Climate change presents an increasingly urgent planning challenge for small coastal and riverine towns. Sea level rise, increasingly severe storms, coastal erosion, and changes in habitats are just some of the threats confronting these communities. To compound the challenge, many communities make long-term zoning, investment, and permitting decisions based on the climate of the past rather than that of the future. Decision-makers face difficulty in gaining support for the tough choices that adaptation can require. To address these challenges, CBI partnered with the Massachusetts Institute of Technology’s Science Impact Collaborative (MIT SIC) and the National Estuarine Research Reserve System (NERRS) on a two-year project to explore the potential of “serious games” to raise awareness about climate change adaptation in four coastal New England towns.
In year one, the New England Climate Adaptation Project (NECAP) team worked with experts at the University of New Hampshire to generate localized climate change projections and translate these projections into Summary Risk Assessments.

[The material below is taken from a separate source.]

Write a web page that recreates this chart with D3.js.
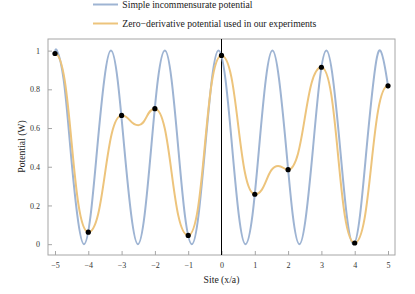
<!DOCTYPE html>
<html>
<head>
<meta charset="utf-8">
<script src="https://cdn.jsdelivr.net/npm/d3@7"></script>
<style>
  html, body { margin: 0; padding: 0; background: #fff; }
  svg { display: block; font-family: "Liberation Serif", "Times New Roman", serif; }
</style>
</head>
<body>
<div id="chart"></div>
<script>
// Simple incommensurate potential (peaks, troughs and points in between)
const blueX = [-5.00, -4.94, -4.74, -4.54, -4.33, -4.13, -3.93, -3.73, -3.52, -3.32,
               -3.12, -2.92, -2.71, -2.51, -2.31, -2.11, -1.91, -1.70, -1.50, -1.30,
               -1.10, -0.89, -0.69, -0.49, -0.29, -0.09, 0.12, 0.32, 0.52, 0.72,
               0.93, 1.13, 1.33, 1.53, 1.73, 1.94, 2.14, 2.34, 2.54, 2.75,
               2.95, 3.15, 3.35, 3.56, 3.76, 3.96, 4.16, 4.36, 4.57, 4.77,
               4.97, 5.00];
const blueY = [0.985, 1.00, 0.85, 0.50, 0.15, 0.00, 0.15, 0.50, 0.85, 1.00,
               0.85, 0.50, 0.15, 0.00, 0.15, 0.50, 0.85, 1.00, 0.85, 0.50,
               0.15, 0.00, 0.15, 0.50, 0.85, 1.00, 0.85, 0.50, 0.15, 0.00,
               0.15, 0.50, 0.85, 1.00, 0.85, 0.50, 0.15, 0.00, 0.15, 0.50,
               0.85, 1.00, 0.85, 0.50, 0.15, 0.00, 0.15, 0.50, 0.85, 1.00,
               0.85, 0.81];

// sampled sites (black dots)
const sites = [-5, -4, -3, -2, -1, 0, 1, 2, 3, 4, 5];
const siteValues = [0.985, 0.062, 0.665, 0.700, 0.045, 0.975, 0.258, 0.385, 0.914, 0.006, 0.818];

// zero-derivative potential: the sites plus the two local extrema between them
const orangeX = [-5, -4, -3, -2.5, -2, -1, 0, 1, 1.7, 2, 3, 4, 5];
const orangeY = [0.985, 0.062, 0.665, 0.615, 0.700, 0.045, 0.975, 0.258, 0.404, 0.385, 0.914, 0.006, 0.818];

const xTicks = [-5, -4, -3, -2, -1, 0, 1, 2, 3, 4, 5];
const yTicks = [0, 0.2, 0.4, 0.6, 0.8, 1];

const legendLabels = ["Simple incommensurate potential", "Zero\u2212derivative potential used in our experiments"];
const colors = ["#9eb4d3", "#edc47c"];

function createChart(containerId) {
    const width = 415;
    const height = 294;
    const plot = { left: 48, right: 395, top: 39, bottom: 255 };

    const svg = d3.select(`#${containerId}`)
        .append("svg")
        .attr("width", width)
        .attr("height", height);

    const x = d3.scaleLinear().domain([-5.21, 5.21]).range([plot.left, plot.right]);
    const y = d3.scaleLinear().domain([-0.056, 1.06]).range([plot.bottom, plot.top]);

    const fmt = d => (d < 0 ? "\u2212" + Math.abs(d) : String(d));

    // frame
    svg.append("rect")
        .attr("x", plot.left)
        .attr("y", plot.top)
        .attr("width", plot.right - plot.left)
        .attr("height", plot.bottom - plot.top)
        .attr("fill", "none")
        .attr("stroke", "#a6a6a6")
        .attr("stroke-width", 1);

    // bottom ticks (inside the frame)
    const xAxis = svg.append("g")
        .attr("transform", `translate(0,${plot.bottom})`)
        .call(d3.axisBottom(x).tickValues(xTicks).tickSizeInner(-4).tickSizeOuter(0).tickPadding(7).tickFormat(fmt));
    xAxis.select(".domain").remove();
    xAxis.selectAll("line").attr("stroke", "#a6a6a6");
    xAxis.selectAll("text").attr("font-size", "8px").attr("fill", "#333").attr("font-family", "Liberation Serif");

    // left ticks
    const yAxis = svg.append("g")
        .attr("transform", `translate(${plot.left},0)`)
        .call(d3.axisLeft(y).tickValues(yTicks).tickSizeInner(-4).tickSizeOuter(0).tickPadding(8).tickFormat(d => String(d)));
    yAxis.select(".domain").remove();
    yAxis.selectAll("line").attr("stroke", "#a6a6a6");
    yAxis.selectAll("text").attr("font-size", "8px").attr("fill", "#333").attr("font-family", "Liberation Serif");

    // vertical line at x = 0
    svg.append("line")
        .attr("x1", x(0)).attr("x2", x(0))
        .attr("y1", plot.top).attr("y2", plot.bottom)
        .attr("stroke", "#000")
        .attr("stroke-width", 1);

    const blueLine = d3.line()
        .x(d => x(d[0]))
        .y(d => y(d[1]))
        .curve(d3.curveNatural);

    svg.append("path")
        .datum(blueX.map((v, i) => [v, blueY[i]]))
        .attr("d", blueLine)
        .attr("fill", "none")
        .attr("stroke", colors[0])
        .attr("stroke-width", 2);

    // horizontal tangent at every node
    const orangeLine = d3.line()
        .x(d => x(d[0]))
        .y(d => y(d[1]))
        .curve(d3.curveBumpX);

    svg.append("path")
        .datum(orangeX.map((v, i) => [v, orangeY[i]]))
        .attr("d", orangeLine)
        .attr("fill", "none")
        .attr("stroke", colors[1])
        .attr("stroke-width", 2);

    svg.selectAll("circle.site")
        .data(sites)
        .enter()
        .append("circle")
        .attr("class", "site")
        .attr("cx", d => x(d))
        .attr("cy", (d, i) => y(siteValues[i]))
        .attr("r", 2.6)
        .attr("fill", "#000");

    // axis titles
    svg.append("text")
        .attr("x", x(0))
        .attr("y", 283)
        .attr("text-anchor", "middle")
        .attr("font-size", "9.7px")
        .attr("fill", "#222")
        .text("Site (x/a)");

    svg.append("text")
        .attr("transform", `translate(25,146.5) rotate(-90)`)
        .attr("text-anchor", "middle")
        .attr("font-size", "9.7px")
        .attr("fill", "#222")
        .text("Potential (W)");

    // legend
    const legend = svg.append("g");
    legendLabels.forEach((label, i) => {
        const ly = 4.5 + i * 19;
        legend.append("line")
            .attr("x1", 93).attr("x2", 118)
            .attr("y1", ly).attr("y2", ly)
            .attr("stroke", colors[i])
            .attr("stroke-width", 2);
        legend.append("text")
            .attr("x", 122.3)
            .attr("y", ly + 3.8)
            .attr("font-size", "9.7px")
            .attr("fill", "#222")
            .text(label);
    });
}

createChart("chart");
</script>
</body>
</html>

CBI staff also worked with MIT graduate students to conduct a stakeholder assessment in each town. All this information was used to create tailored, science-based simulations.
In year two, the NECAP team engaged more than 500 people in the four towns through a series of role-play simulation workshops. Participants took on an assigned role in a hypothetical community facing the same sort of climate-related challenges that their actual community faces. Researchers conducted in-depth follow-up interviews with about 30 percent of workshop participants.
After the role-plays, 78 percent of participants were very concerned or concerned about possible impacts of climate change on their towns, while only 60 percent felt so beforehand. Before the role-plays, 44 percent of participants thought climate change risk should be a very significant part of town planning, which climbed to 61 percent after. Overall, CBI found that using local assessments, tailored role-plays, and direct engagement can lead to meaningful conversations in at-risk communities.